Guatemalan staff in the district agreed that despite its location specific celebration, Guatemalans from all over the country would travel to Sumpango, sometimes with their own kites to fly. Whether or not Kindergarten students would be familiar with this tradition would of course need to be investigated on a student-by-student basis.

Ultimately, I elected to join Kindergarten classrooms with Just a Minute: A Trickster Tale and Counting Book, early next week using its illustrations of Señor Calavera as a connection to how Latin American art commonly represent passed ancestors while celebrating the beauty and necessity in death and the completion of a living being’s life cycle.
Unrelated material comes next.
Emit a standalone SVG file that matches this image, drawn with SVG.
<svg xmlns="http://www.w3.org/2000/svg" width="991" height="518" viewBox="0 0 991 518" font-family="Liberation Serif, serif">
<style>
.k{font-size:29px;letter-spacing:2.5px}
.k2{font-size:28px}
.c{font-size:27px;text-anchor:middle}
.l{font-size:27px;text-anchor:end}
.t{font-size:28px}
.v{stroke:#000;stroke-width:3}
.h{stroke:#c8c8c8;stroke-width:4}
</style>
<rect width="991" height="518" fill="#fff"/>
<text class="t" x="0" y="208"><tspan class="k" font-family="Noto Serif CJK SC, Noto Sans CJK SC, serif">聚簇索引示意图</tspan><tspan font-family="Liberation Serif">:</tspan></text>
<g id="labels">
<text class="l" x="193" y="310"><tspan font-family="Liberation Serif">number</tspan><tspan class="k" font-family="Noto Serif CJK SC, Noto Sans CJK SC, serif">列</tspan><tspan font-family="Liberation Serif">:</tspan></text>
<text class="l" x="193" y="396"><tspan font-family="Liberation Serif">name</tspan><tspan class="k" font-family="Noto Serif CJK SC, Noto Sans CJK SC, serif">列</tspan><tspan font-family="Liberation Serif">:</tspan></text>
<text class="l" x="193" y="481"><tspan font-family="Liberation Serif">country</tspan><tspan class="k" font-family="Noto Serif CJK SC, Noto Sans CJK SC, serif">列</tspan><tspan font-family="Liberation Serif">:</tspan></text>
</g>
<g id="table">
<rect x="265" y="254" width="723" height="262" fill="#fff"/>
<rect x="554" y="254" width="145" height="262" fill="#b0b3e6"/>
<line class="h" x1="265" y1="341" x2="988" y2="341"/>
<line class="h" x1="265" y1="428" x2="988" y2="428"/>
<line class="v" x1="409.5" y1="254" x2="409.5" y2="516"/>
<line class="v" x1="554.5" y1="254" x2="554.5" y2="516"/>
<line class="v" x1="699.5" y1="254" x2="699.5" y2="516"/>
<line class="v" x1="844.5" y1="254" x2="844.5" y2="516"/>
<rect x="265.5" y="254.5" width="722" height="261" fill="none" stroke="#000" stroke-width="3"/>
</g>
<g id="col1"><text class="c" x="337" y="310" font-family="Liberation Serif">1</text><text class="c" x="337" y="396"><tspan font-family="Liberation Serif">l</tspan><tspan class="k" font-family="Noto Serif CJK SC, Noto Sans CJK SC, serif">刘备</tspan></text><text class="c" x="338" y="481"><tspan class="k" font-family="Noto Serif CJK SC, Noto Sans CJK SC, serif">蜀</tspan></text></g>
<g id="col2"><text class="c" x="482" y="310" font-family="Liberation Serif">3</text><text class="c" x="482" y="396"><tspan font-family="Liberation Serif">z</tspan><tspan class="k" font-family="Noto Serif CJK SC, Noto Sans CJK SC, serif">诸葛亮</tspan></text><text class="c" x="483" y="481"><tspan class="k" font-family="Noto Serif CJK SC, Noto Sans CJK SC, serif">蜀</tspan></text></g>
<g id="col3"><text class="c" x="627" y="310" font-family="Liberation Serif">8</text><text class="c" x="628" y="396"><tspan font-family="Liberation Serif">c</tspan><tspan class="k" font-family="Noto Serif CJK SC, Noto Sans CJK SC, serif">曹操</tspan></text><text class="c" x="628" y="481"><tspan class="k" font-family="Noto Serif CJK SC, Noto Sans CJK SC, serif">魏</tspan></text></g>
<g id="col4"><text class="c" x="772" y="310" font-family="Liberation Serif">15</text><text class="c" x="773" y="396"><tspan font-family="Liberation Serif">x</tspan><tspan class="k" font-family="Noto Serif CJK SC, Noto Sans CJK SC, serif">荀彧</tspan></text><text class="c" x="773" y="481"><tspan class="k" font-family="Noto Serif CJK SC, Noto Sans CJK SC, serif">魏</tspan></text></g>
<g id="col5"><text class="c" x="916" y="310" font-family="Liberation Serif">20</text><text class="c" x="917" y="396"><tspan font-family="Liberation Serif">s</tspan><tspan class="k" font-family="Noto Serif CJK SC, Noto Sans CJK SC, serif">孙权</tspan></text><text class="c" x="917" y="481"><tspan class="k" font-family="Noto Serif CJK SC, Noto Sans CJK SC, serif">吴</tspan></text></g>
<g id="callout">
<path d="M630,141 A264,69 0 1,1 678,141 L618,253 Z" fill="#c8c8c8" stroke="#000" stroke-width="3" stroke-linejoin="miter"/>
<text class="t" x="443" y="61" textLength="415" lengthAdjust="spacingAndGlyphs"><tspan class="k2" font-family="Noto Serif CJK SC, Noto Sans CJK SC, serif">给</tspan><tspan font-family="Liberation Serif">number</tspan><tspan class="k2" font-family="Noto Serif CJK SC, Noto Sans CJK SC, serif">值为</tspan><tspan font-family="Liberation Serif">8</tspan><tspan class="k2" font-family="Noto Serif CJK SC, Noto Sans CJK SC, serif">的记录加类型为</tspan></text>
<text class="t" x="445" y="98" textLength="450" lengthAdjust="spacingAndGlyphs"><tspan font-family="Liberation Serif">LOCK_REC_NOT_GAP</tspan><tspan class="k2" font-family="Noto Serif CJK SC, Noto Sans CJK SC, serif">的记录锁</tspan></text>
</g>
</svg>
The story will also introduce common foods celebrated with on Día de los Muertos, and offer opportunity for students in the classroom that celebrate to share their own family traditions and how they plan to celebrate locally.

Just a Minute: A Trickster Tale and Counting Book may not center on Día de los Muertos explicitly, but it introduces students to several foods and traditions associated with Día de los Muertos celebrations, introduces readers to the calavera as a deceased ancestor known and not feared, and counts in English and Spanish.

I look forward to revisiting these resources as I connect with families in our community through our district’s “EL Parent Advisory Council” and with other community members and educators that can speak more expertly regarding Día de los Muertos and other Latin American cultural events that may also be explored during our school year.

Sharing this process publicly is part of my own effort to lean into the discomfort of designing lessons and programs encompassing cultures I am less familiar with. Being public with this work invariably opens this work to criticism, but without such transparency our capacity to grow as educators in this work will be less than it can be. 

Turning back to the questions posed at the top of this blogpost: How does this process mirror or contrast from your own? What elements of this process do you feel are strong and how does it fall short? What are your own aspirations when it comes to exploring global cultures and traditions?